The reason I suggested moving the post or asking it somewhere else is the original post is not getting answered for them. It's just turning into what the poster said they've already read, so I thought maybe rv lifestyle would have more folks like me to help them out. I really am glad the full time lifestyle fits for you guys...really I am and.. no I was not looking to fail..I honestly thought my folks lifestyle would work well for us. But the "try it what's not to like?" is very expensive and why not use the resources available and do the research ahead of time...this is the "information age."
Horseplay wrote: Some people don't have the option of keeping a home base AND stick their baby toe in the water, they have to just grab their nose and cannon ball in!
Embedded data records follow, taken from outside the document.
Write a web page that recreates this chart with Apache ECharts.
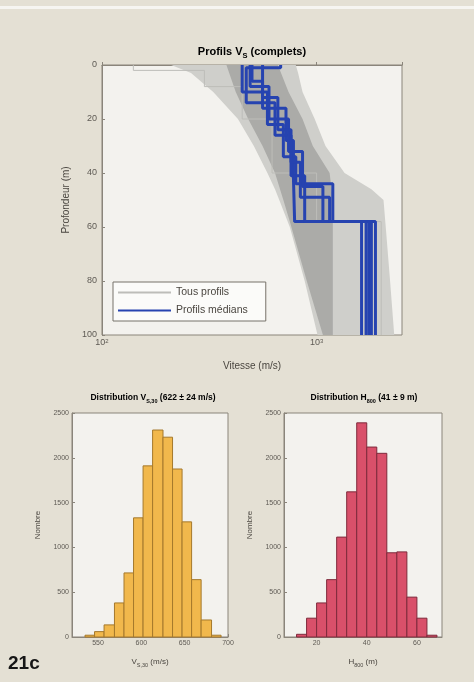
<!DOCTYPE html>
<html><head><meta charset="utf-8">
<script src="https://cdn.jsdelivr.net/npm/echarts@6/dist/echarts.min.js"></script>
<style>html,body{margin:0;padding:0;background:#e4e0d4;}#c{width:474px;height:682px;}</style>
</head><body><div id="c"></div>
<script>
// ---------- DATA ----------
// Main panel: depth (m) vs shear-wave velocity (m/s)
const depthTicks = [0, 20, 40, 60, 80, 100];
// Envelope of all profiles (light gray)
const envOuterDepth = [0, 3, 10, 20, 30, 40, 46, 50, 60, 80, 100];
const envOuterLeft  = [210, 260, 330, 430, 510, 590, 640, 670, 750, 880, 1010];
const envOuterRight = [800, 820, 860, 980, 1100, 1350, 1800, 2050, 2100, 2200, 2300];
// Core of all profiles (darker gray)
const envInnerDepth = [0, 10, 20, 30, 40, 50, 58, 80, 100];
const envInnerLeft  = [380, 420, 480, 560, 640, 700, 750, 900, 1070];
const envInnerRight = [660, 740, 860, 960, 1150, 1190, 1190, 1190, 1190];
// One individual thin gray profile (Tous profils)
const grayDepth = [0, 2, 8, 20, 40, 58, 100];
const grayVs    = [140, 300, 450, 620, 1000, 2000];
// Median profiles (layer boundaries and velocities)
const med1Depth = [0, 10, 22, 34, 44, 58, 100];
const med1Vs    = [450, 590, 700, 800, 1190, 1620];
const med2Depth = [0, 6, 16, 28, 42, 58, 100];
const med2Vs    = [500, 560, 720, 780, 790, 1750];
const med3Depth = [0, 1, 14, 26, 41, 58, 100];
const med3Vs    = [680, 470, 640, 760, 880, 1880];
const med4Depth = [0, 8, 20, 32, 45, 58, 100];
const med4Vs    = [490, 600, 740, 860, 1070, 1700];
const med5Depth = [0, 12, 24, 36, 49, 58, 100];
const med5Vs    = [560, 660, 760, 840, 1150, 1800];
// Histogram Vs30
const vs30Edges  = [535, 546, 557, 569, 580, 591, 602, 613, 625, 636, 647, 658, 669, 681, 692];
const vs30Counts = [20, 60, 135, 380, 715, 1330, 1910, 2310, 2230, 1875, 1285, 640, 190, 20];
const vs30Ticks  = [550, 600, 650, 700];
// Histogram H800
const h800Edges  = [12, 16, 20, 24, 28, 32, 36, 40, 44, 48, 52, 56, 60, 64, 68];
const h800Counts = [30, 210, 380, 640, 1115, 1620, 2390, 2120, 2050, 940, 950, 445, 210, 20];
const h800Ticks  = [20, 40, 60];
const countTicks = [0, 500, 1000, 1500, 2000, 2500];

// ---------- HELPERS ----------
function stepLine(depths, vs) {
  const pts = [];
  for (let i = 0; i < vs.length; i++) {
    pts.push([vs[i], depths[i]]);
    pts.push([vs[i], depths[i + 1]]);
  }
  return pts;
}
function envelopeSeries(depths, left, right, color) {
  return {
    type: 'custom', xAxisIndex: 0, yAxisIndex: 0, silent: true, clip: true, z: 1,
    data: depths.map((d, i) => [left[i], right[i], d]),
    encode: { x: [0, 1], y: 2 },
    renderItem: function (params, api) {
      if (params.dataIndex !== 0) return null;
      const pts = [];
      for (let i = 0; i < depths.length; i++) pts.push(api.coord([left[i], depths[i]]));
      for (let i = depths.length - 1; i >= 0; i--) pts.push(api.coord([right[i], depths[i]]));
      return { type: 'polygon', shape: { points: pts }, style: { fill: color } };
    }
  };
}
function histSeries(idx, edges, counts, fill, stroke) {
  return {
    type: 'custom', xAxisIndex: idx, yAxisIndex: idx, silent: true,
    data: counts.map((c, i) => [edges[i], edges[i + 1], c]),
    encode: { x: [0, 1], y: 2 },
    renderItem: function (params, api) {
      const a = api.coord([api.value(0), api.value(2)]);
      const b = api.coord([api.value(1), 0]);
      return { type: 'rect', shape: { x: a[0], y: a[1], width: b[0] - a[0], height: b[1] - a[1] },
        style: { fill: fill, stroke: stroke, lineWidth: 1 } };
    }
  };
}
const FONT = '"Liberation Sans", Arial, sans-serif';
const AX = '#8a857b';
const LBL = '#5e5a54';
const BLUE = '#2643b0';

const medians = [[med1Depth, med1Vs], [med2Depth, med2Vs], [med3Depth, med3Vs], [med4Depth, med4Vs], [med5Depth, med5Vs]];

const subRich = (base, sub, bold) => ({
  b: { fontSize: base, lineHeight: base + 5, fontWeight: bold ? 'bold' : 'normal', fontFamily: FONT, color: bold ? '#1a1a1a' : '#4a4640', verticalAlign: 'middle' },
  s: { fontSize: sub, lineHeight: sub + 1, fontWeight: bold ? 'bold' : 'normal', fontFamily: FONT, color: bold ? '#1a1a1a' : '#4a4640', verticalAlign: 'bottom' }
});

function valueAxisBase(idx) {
  return {
    gridIndex: idx,
    axisLine: { show: true, lineStyle: { color: AX, width: 1 } },
    axisTick: { show: true, inside: true, length: 3, lineStyle: { color: AX } },
    splitLine: { show: false },
  };
}
const plain = v => String(v);

const option = {
  animation: false,
  backgroundColor: '#e4e0d4',
  textStyle: { fontFamily: FONT },
  grid: [
    { left: 102, top: 65, width: 300, height: 270, show: true, backgroundColor: '#f3f2ee', borderColor: AX, borderWidth: 1 },
    { left: 72, top: 413, width: 156, height: 224, show: true, backgroundColor: '#f3f2ee', borderColor: AX, borderWidth: 1 },
    { left: 284, top: 413, width: 158, height: 224, show: true, backgroundColor: '#f3f2ee', borderColor: AX, borderWidth: 1 }
  ],
  xAxis: [
    Object.assign(valueAxisBase(0), {
      type: 'log', logBase: 10, min: 100, max: 2500,
      name: 'Vitesse (m/s)', nameLocation: 'middle', nameGap: 26,
      nameTextStyle: { fontSize: 10, color: '#4a4640', fontFamily: FONT },
      axisLabel: {
        margin: 3, color: LBL, fontSize: 9, fontFamily: FONT,
        formatter: v => (Math.abs(v - 100) < 1 ? '10{p|2}' : (Math.abs(v - 1000) < 1 ? '10{p|3}' : '')),
        rich: { p: { fontSize: 6, lineHeight: 6, verticalAlign: 'top', color: LBL } }
      }
    }),
    Object.assign(valueAxisBase(1), {
      type: 'value', min: 520, max: 700,
      name: '{b|V}{s|S,30}{b| (m/s)}', nameLocation: 'middle', nameGap: 18,
      nameTextStyle: { rich: subRich(8, 5.5, false) },
      axisLabel: { margin: 3, color: LBL, fontSize: 7, fontFamily: FONT, customValues: vs30Ticks, formatter: plain },
      axisTick: { show: true, inside: true, length: 3, lineStyle: { color: AX }, customValues: vs30Ticks }
    }),
    Object.assign(valueAxisBase(2), {
      type: 'value', min: 7, max: 70,
      name: '{b|H}{s|800}{b| (m)}', nameLocation: 'middle', nameGap: 18,
      nameTextStyle: { rich: subRich(8, 5.5, false) },
      axisLabel: { margin: 3, color: LBL, fontSize: 7, fontFamily: FONT, customValues: h800Ticks, formatter: plain },
      axisTick: { show: true, inside: true, length: 3, lineStyle: { color: AX }, customValues: h800Ticks }
    })
  ],
  yAxis: [
    Object.assign(valueAxisBase(0), {
      type: 'value', inverse: true, min: depthTicks[0], max: depthTicks[depthTicks.length - 1], interval: 20,
      name: 'Profondeur (m)', nameLocation: 'middle', nameGap: 30, nameRotate: 90,
      nameTextStyle: { fontSize: 10, color: '#4a4640', fontFamily: FONT },
      axisLabel: { margin: 5, color: LBL, fontSize: 9, fontFamily: FONT, formatter: plain }
    }),
    Object.assign(valueAxisBase(1), {
      type: 'value', min: countTicks[0], max: countTicks[countTicks.length - 1], interval: 500,
      name: 'Nombre', nameLocation: 'middle', nameGap: 30, nameRotate: 90,
      nameTextStyle: { fontSize: 8, color: '#4a4640', fontFamily: FONT },
      axisLabel: { margin: 3, color: LBL, fontSize: 7, fontFamily: FONT, formatter: plain }
    }),
    Object.assign(valueAxisBase(2), {
      type: 'value', min: countTicks[0], max: countTicks[countTicks.length - 1], interval: 500,
      name: 'Nombre', nameLocation: 'middle', nameGap: 30, nameRotate: 90,
      nameTextStyle: { fontSize: 8, color: '#4a4640', fontFamily: FONT },
      axisLabel: { margin: 3, color: LBL, fontSize: 7, fontFamily: FONT, formatter: plain }
    })
  ],
  legend: {
    data: ['Tous profils', 'Profils médians'],
    left: 113, top: 282, orient: 'vertical',
    itemWidth: 53, itemHeight: 8, itemGap: 7,
    padding: [5, 18, 5, 4],
    itemStyle: { opacity: 0 },
    backgroundColor: '#fbfbf9', borderColor: '#77726a', borderWidth: 1, borderRadius: 0,
    textStyle: { fontSize: 10.5, color: '#4a4640', fontFamily: FONT },
    selectedMode: false
  },
  series: [
    envelopeSeries(envOuterDepth, envOuterLeft, envOuterRight, '#cfcfcb'),
    envelopeSeries(envInnerDepth, envInnerLeft, envInnerRight, '#ababa8'),
    {
      name: 'Tous profils', type: 'line', xAxisIndex: 0, yAxisIndex: 0, z: 2,
      symbol: 'none', silent: true,
      lineStyle: { color: '#bdbdb9', width: 1 }, itemStyle: { color: '#bdbdb9' },
      data: stepLine(grayDepth, grayVs)
    }
  ].concat(medians.map(m => ({
    name: 'Profils médians', type: 'line', xAxisIndex: 0, yAxisIndex: 0, z: 3,
    symbol: 'none', silent: true,
    lineStyle: { color: BLUE, width: 3 }, itemStyle: { color: BLUE },
    data: stepLine(m[0], m[1])
  }))).concat([
    histSeries(1, vs30Edges, vs30Counts, '#f1b84c', '#a5792c'),
    histSeries(2, h800Edges, h800Counts, '#d9506a', '#7e2a3b')
  ]),
  graphic: [
    { type: 'rect', shape: { x: 0, y: 6, width: 474, height: 3 }, style: { fill: '#f6f5f1' }, silent: true },
    { type: 'text', x: 252, y: 52, silent: true,
      style: { text: '{b|Profils V}{s|S}{b| (complets)}', align: 'center', verticalAlign: 'middle', rich: subRich(11, 7.5, true) } },
    { type: 'text', x: 153, y: 398, silent: true,
      style: { text: '{b|Distribution V}{s|S,30}{b| (622 ± 24 m/s)}', align: 'center', verticalAlign: 'middle', rich: subRich(8.5, 5.5, true) } },
    { type: 'text', x: 364, y: 398, silent: true,
      style: { text: '{b|Distribution H}{s|800}{b| (41 ± 9 m)}', align: 'center', verticalAlign: 'middle', rich: subRich(8.5, 5.5, true) } },
    { type: 'text', x: 8, y: 664, silent: true,
      style: { text: '21c', fill: '#161616', font: 'bold 19px "Liberation Sans", Arial, sans-serif', verticalAlign: 'middle' } }
  ]
};
const chart = echarts.init(document.getElementById('c'), null, { renderer: 'canvas' });
chart.setOption(option);
</script></body></html>
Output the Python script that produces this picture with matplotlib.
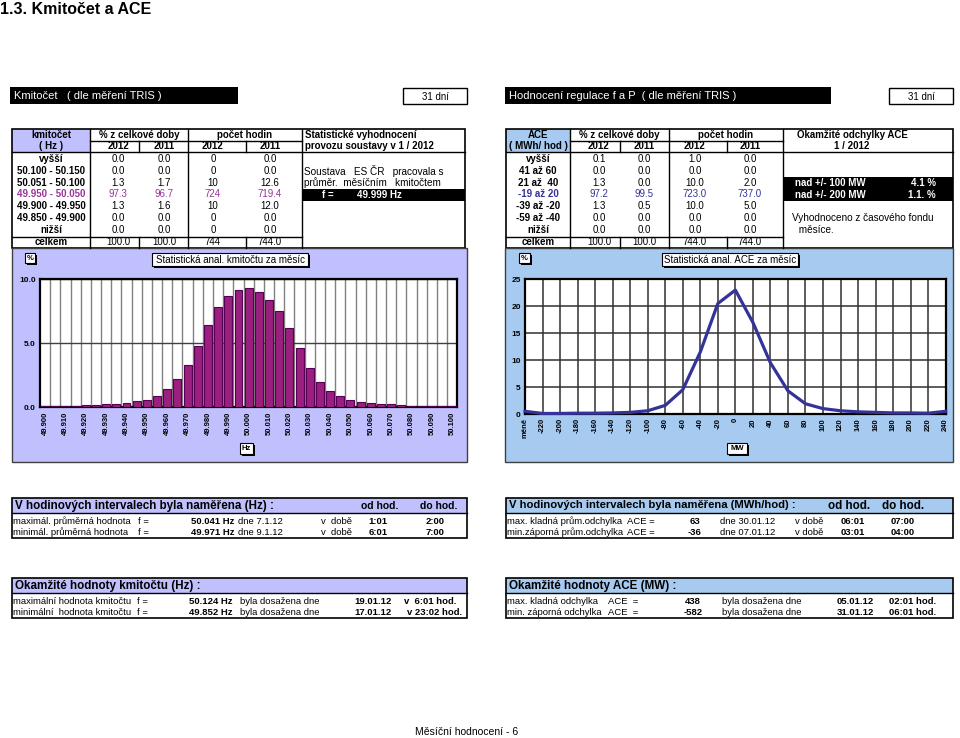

So, researching is important to some. They can't just buy their way out of a "oops" decision.
My parents were full timers before the word was invented! LOL
They started their marriage out in one, and my moms ended as one. Is how I ended up moving to NC from NY when she got ill. But they also could do it with leaning on family to hold the home base together (care for house, mail, pay their bills, health care wasn't a issue, etc.)
They didn't have all the sissy fluff of services full timers of today have! Mail services, internet, etc
That's true. I never said it was easy making the transition. All I said was, it's a choice. This life has costs, too. So if you can afford to do this, you could probably also afford to do something else. Millions of people don't own an RV OR a SB at all, and would think you have a lot if you own either one at all. They keep sucking up oxygen and making babies, so I think we can assume it's survivable?
My folks did like yours, but as a military family. What I saw was the park model give way to a TT. The same TT we full-timed in become a weekender thing, then became a full-time thing again. Same box. Those were people who owned a TT but never thought of it as camping. They would go tent camping to do that, thinking owning a TT at all was a 'sissy' thing. Relying on family was a big maybe, because they might be a couple thousand miles away. Letters were written. A long distance call was an event that usually meant a birth or a death - or that somebody far away was way more drink than they thunk, lol. (Always that one aunt.)
Maybe there aren't a whole lot of people around who ever lived it that way, so it seems less flexible or more romantic to them. But if I learned it as a mere rug rat, then anyone could learn it. It's not a should or shouldn't. It's a yes or no.
It's definitely not the money thing. How could we say that? There are people who do it because they have lots of cash, and people who do it because they don't have lots of cash. One side says it's all falling apart due to hard times, the other says the streets are filled with urban campers. One says it's a magnificent adventure, the other says it's a national tragedy - just don't park in my hood. You think either one sees much further than their own windshield? I sure as heck don't! A guy says he wants to fulltime - and...it doesn't mean anything, because we have almost NO clue what he thinks that means. And since he hasn't actually done it yet, he has no way of deciding what the answers mean, either.
OP - you wanna fill in the blanks a little? What is that picture you have in your head? What is it YOU are worried you would dislike or not be able to handle?
Hey guys, I hooked into this thread because hubby and I are seriously thinking about taking the plunge. We are rid of house, farm, kids and now renting a condo. We are now researching what type of rig we want to do this with.
I was born with a gypsy soul. Hubby travels all the time for business anyhow. I feel stuck at home looking at the same darn back yard (ugly where we are renting) and we jokingly call me "the keeper of the stuff" and I don't want to be!
I am the one that would be taking care of the traveling home! Hooking up with him in his territory from Maryland to FL but often has to fly all over the states. It would be to his advantage on the road to not have to keep treking back to the NC east coast home base other than our children live here.